Aim
Copy exactly the lines from the line containing "Clone this diagram in TikZ." to the line containing "(40,21) rectangle (866,343);", both lines included, and omit any pictures.

Material provided
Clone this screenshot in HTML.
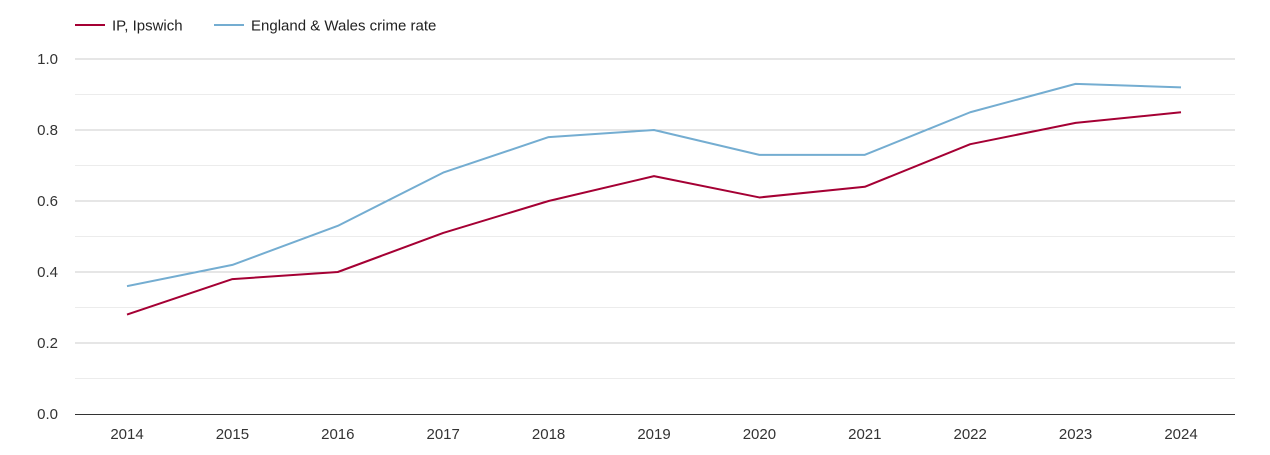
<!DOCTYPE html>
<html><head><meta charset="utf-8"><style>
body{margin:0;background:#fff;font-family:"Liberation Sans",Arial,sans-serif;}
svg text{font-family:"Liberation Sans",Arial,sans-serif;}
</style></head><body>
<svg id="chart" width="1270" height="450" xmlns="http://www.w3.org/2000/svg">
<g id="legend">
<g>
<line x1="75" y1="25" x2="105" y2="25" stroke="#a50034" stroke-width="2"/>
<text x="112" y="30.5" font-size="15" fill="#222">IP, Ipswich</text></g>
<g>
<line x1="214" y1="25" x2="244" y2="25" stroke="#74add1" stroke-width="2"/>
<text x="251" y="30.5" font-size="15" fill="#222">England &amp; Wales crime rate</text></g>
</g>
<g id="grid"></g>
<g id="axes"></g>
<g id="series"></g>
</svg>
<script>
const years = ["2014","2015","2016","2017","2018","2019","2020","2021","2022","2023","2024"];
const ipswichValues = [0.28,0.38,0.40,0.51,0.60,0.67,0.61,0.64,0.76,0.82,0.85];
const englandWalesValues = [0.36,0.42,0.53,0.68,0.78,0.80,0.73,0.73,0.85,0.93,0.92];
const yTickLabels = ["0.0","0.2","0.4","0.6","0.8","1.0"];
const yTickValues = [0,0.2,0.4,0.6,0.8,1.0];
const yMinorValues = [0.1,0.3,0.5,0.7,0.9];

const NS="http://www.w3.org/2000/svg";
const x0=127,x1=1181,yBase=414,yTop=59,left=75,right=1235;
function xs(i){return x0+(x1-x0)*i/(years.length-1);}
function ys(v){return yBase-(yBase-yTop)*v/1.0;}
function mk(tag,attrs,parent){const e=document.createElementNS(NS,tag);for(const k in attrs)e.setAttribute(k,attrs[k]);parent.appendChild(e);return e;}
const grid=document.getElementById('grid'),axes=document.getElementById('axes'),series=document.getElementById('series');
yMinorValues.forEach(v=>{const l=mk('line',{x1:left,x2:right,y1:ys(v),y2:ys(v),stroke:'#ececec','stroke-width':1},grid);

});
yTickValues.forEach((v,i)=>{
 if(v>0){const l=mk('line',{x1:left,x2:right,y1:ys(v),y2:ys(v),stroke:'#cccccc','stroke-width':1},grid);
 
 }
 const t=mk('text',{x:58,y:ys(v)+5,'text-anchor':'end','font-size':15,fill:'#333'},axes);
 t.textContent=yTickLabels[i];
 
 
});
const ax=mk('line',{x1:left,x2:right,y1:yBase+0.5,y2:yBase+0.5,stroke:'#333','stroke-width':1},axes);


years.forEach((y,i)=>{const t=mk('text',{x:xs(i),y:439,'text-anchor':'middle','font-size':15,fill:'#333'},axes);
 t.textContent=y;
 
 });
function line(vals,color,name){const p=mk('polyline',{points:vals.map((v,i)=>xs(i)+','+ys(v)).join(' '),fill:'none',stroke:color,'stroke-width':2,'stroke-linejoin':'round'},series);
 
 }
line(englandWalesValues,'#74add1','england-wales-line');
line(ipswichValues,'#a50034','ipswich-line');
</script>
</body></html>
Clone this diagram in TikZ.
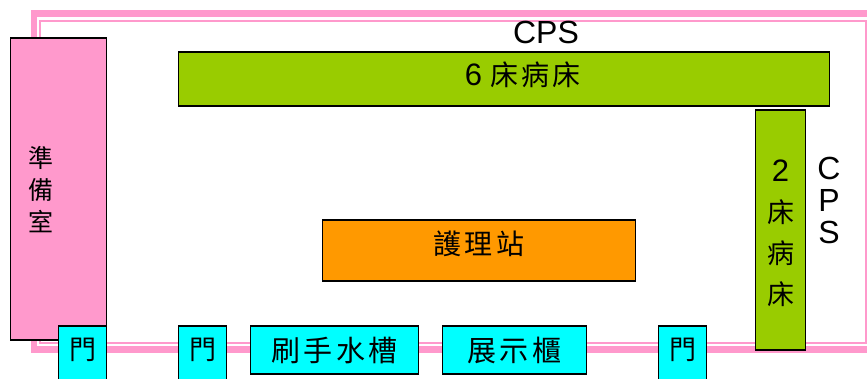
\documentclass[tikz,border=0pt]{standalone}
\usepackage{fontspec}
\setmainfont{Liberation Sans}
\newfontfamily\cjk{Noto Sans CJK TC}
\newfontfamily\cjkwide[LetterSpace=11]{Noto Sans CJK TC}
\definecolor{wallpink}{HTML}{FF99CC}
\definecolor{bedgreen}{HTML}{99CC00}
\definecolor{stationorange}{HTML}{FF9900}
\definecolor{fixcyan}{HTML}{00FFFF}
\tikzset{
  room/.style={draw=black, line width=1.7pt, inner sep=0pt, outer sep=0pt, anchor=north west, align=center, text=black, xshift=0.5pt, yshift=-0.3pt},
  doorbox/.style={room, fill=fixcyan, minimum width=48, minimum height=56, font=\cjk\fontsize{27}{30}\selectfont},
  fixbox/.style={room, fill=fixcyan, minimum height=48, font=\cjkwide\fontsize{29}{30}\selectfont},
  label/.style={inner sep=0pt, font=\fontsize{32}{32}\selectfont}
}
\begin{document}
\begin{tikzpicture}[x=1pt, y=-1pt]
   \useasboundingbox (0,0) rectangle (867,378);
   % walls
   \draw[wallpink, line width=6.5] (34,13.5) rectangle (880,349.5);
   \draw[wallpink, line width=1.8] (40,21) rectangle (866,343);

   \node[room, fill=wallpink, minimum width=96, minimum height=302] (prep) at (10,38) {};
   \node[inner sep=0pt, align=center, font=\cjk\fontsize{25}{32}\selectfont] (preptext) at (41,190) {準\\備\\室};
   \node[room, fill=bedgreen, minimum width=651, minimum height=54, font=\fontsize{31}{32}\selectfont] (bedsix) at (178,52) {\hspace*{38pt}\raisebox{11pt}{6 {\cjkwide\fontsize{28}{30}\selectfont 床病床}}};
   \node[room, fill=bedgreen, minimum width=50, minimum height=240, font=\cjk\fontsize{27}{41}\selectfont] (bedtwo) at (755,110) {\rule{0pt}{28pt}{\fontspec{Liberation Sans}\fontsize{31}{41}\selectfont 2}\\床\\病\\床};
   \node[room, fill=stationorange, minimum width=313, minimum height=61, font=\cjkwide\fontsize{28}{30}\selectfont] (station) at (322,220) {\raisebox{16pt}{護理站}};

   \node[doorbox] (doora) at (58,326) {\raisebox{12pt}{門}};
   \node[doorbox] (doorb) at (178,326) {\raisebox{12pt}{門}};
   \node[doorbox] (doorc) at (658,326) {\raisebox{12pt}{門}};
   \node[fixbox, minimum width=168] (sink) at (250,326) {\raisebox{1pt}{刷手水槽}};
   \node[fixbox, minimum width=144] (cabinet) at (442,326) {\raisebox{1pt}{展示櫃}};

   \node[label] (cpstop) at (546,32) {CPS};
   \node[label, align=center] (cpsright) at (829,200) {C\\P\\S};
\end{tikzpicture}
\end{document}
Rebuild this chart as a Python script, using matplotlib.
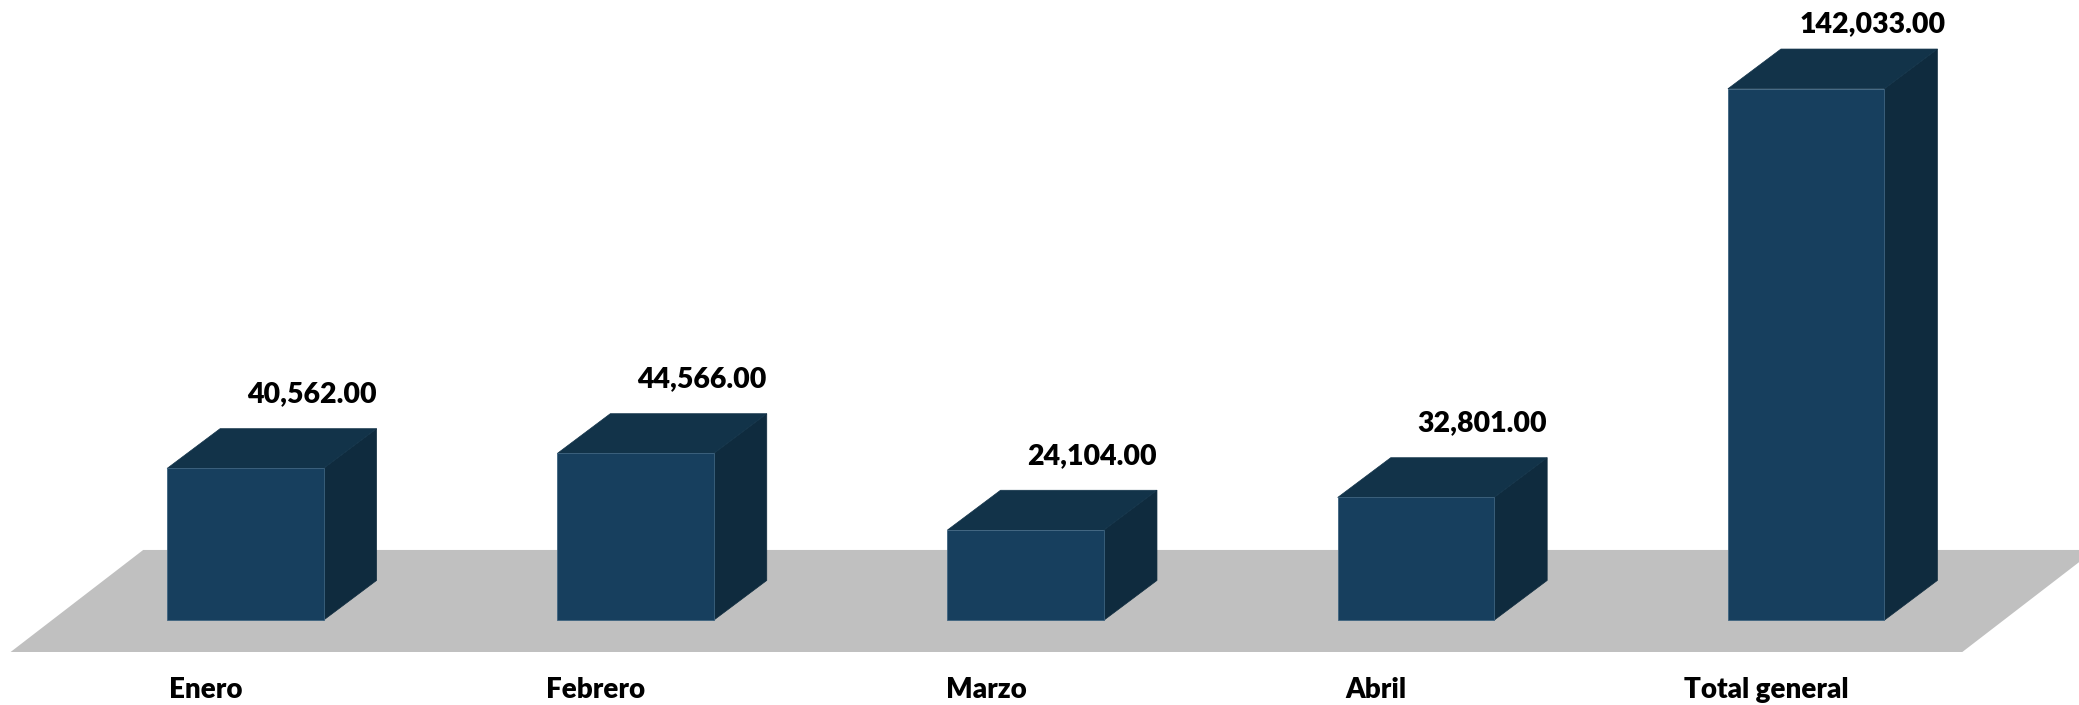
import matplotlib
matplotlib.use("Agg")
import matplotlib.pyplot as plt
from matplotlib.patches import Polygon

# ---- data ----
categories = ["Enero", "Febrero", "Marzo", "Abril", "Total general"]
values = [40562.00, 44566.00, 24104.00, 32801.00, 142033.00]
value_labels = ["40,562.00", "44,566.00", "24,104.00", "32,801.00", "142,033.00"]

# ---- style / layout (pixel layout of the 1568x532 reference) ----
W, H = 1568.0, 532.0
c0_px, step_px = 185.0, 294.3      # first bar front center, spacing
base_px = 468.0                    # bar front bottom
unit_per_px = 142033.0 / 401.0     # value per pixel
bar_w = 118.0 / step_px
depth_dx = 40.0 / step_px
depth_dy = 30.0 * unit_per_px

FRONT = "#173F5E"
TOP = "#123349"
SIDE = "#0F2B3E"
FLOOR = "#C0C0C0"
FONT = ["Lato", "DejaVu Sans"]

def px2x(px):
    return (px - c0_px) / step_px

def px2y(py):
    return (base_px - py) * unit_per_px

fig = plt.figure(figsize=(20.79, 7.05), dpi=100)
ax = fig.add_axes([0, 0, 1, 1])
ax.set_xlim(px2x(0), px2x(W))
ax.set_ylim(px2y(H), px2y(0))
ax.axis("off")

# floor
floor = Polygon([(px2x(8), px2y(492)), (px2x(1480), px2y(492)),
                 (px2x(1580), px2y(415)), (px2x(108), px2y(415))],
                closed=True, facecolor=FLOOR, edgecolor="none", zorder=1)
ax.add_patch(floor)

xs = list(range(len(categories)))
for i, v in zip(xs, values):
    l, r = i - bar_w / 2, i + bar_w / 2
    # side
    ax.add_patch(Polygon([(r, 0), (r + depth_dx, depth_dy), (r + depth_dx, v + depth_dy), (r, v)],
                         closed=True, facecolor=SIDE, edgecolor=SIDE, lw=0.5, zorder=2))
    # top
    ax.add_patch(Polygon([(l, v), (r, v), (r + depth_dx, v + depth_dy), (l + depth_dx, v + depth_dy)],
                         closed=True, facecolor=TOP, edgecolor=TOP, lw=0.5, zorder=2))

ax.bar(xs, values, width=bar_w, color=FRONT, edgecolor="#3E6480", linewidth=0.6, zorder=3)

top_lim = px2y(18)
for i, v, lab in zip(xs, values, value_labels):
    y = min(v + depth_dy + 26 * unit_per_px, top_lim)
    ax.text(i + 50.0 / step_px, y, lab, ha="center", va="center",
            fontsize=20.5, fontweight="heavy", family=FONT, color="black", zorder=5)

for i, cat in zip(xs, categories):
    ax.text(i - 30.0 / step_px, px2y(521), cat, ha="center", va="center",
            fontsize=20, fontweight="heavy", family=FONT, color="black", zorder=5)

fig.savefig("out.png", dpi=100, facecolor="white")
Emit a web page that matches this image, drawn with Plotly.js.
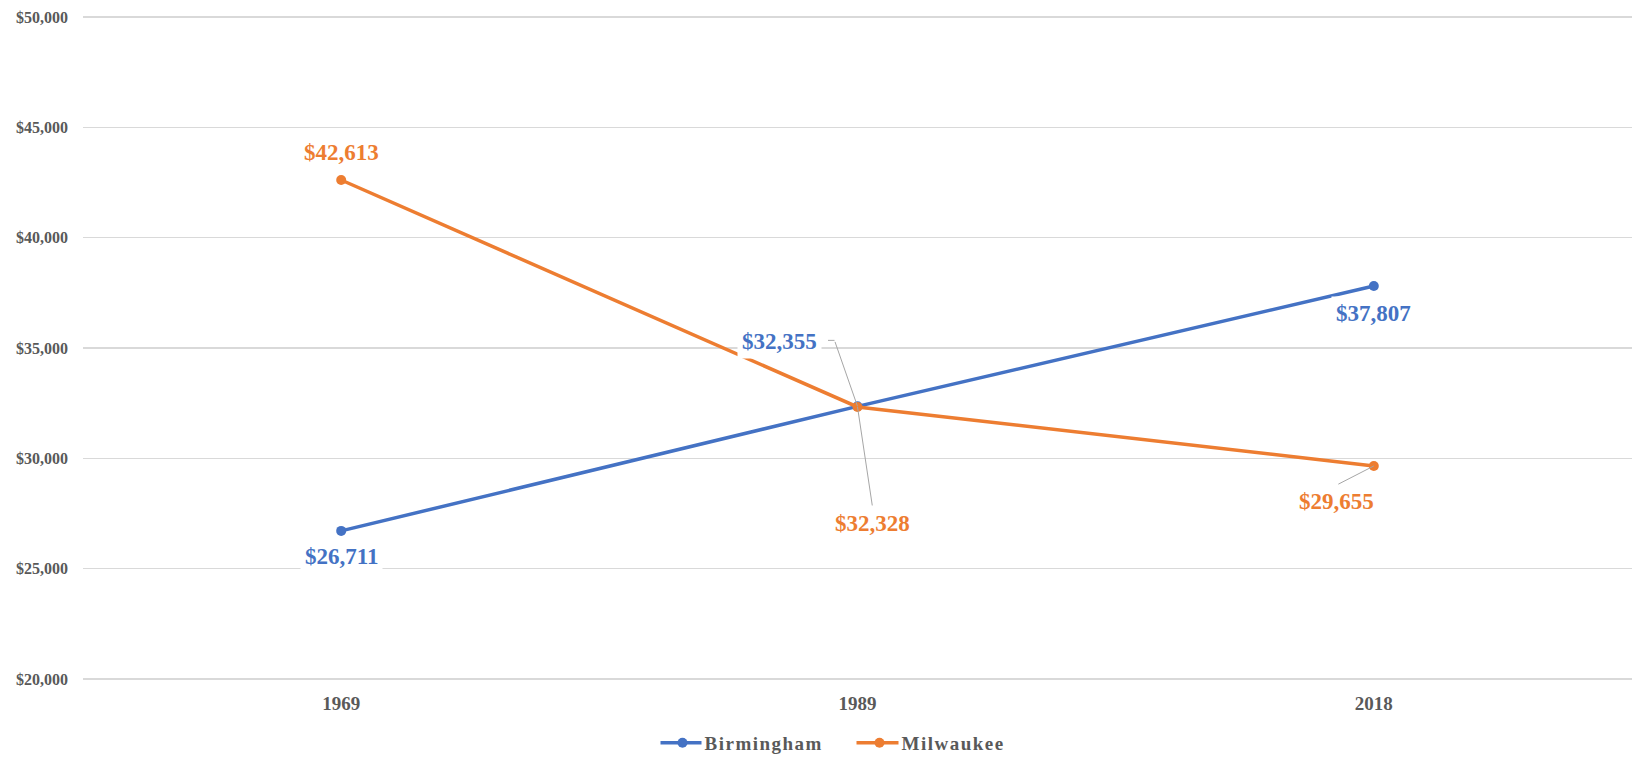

Output for this task
Clone this diagram in TikZ.
\documentclass[tikz,border=0pt]{standalone}
\usepackage{fontspec}
\setmainfont{Liberation Sans}
\newfontfamily\cjk{Noto Sans CJK TC}
\newfontfamily\cjkwide[LetterSpace=11]{Noto Sans CJK TC}
\definecolor{wallpink}{HTML}{FF99CC}
\definecolor{bedgreen}{HTML}{99CC00}
\definecolor{stationorange}{HTML}{FF9900}
\definecolor{fixcyan}{HTML}{00FFFF}
\tikzset{
  room/.style={draw=black, line width=1.7pt, inner sep=0pt, outer sep=0pt, anchor=north west, align=center, text=black, xshift=0.5pt, yshift=-0.3pt},
  doorbox/.style={room, fill=fixcyan, minimum width=48, minimum height=56, font=\cjk\fontsize{27}{30}\selectfont},
  fixbox/.style={room, fill=fixcyan, minimum height=48, font=\cjkwide\fontsize{29}{30}\selectfont},
  label/.style={inner sep=0pt, font=\fontsize{32}{32}\selectfont}
}
\begin{document}
\begin{tikzpicture}[x=1pt, y=-1pt]
   \useasboundingbox (0,0) rectangle (867,378);
   % walls
   \draw[wallpink, line width=6.5] (34,13.5) rectangle (880,349.5);
   \draw[wallpink, line width=1.8] (40,21) rectangle (866,343);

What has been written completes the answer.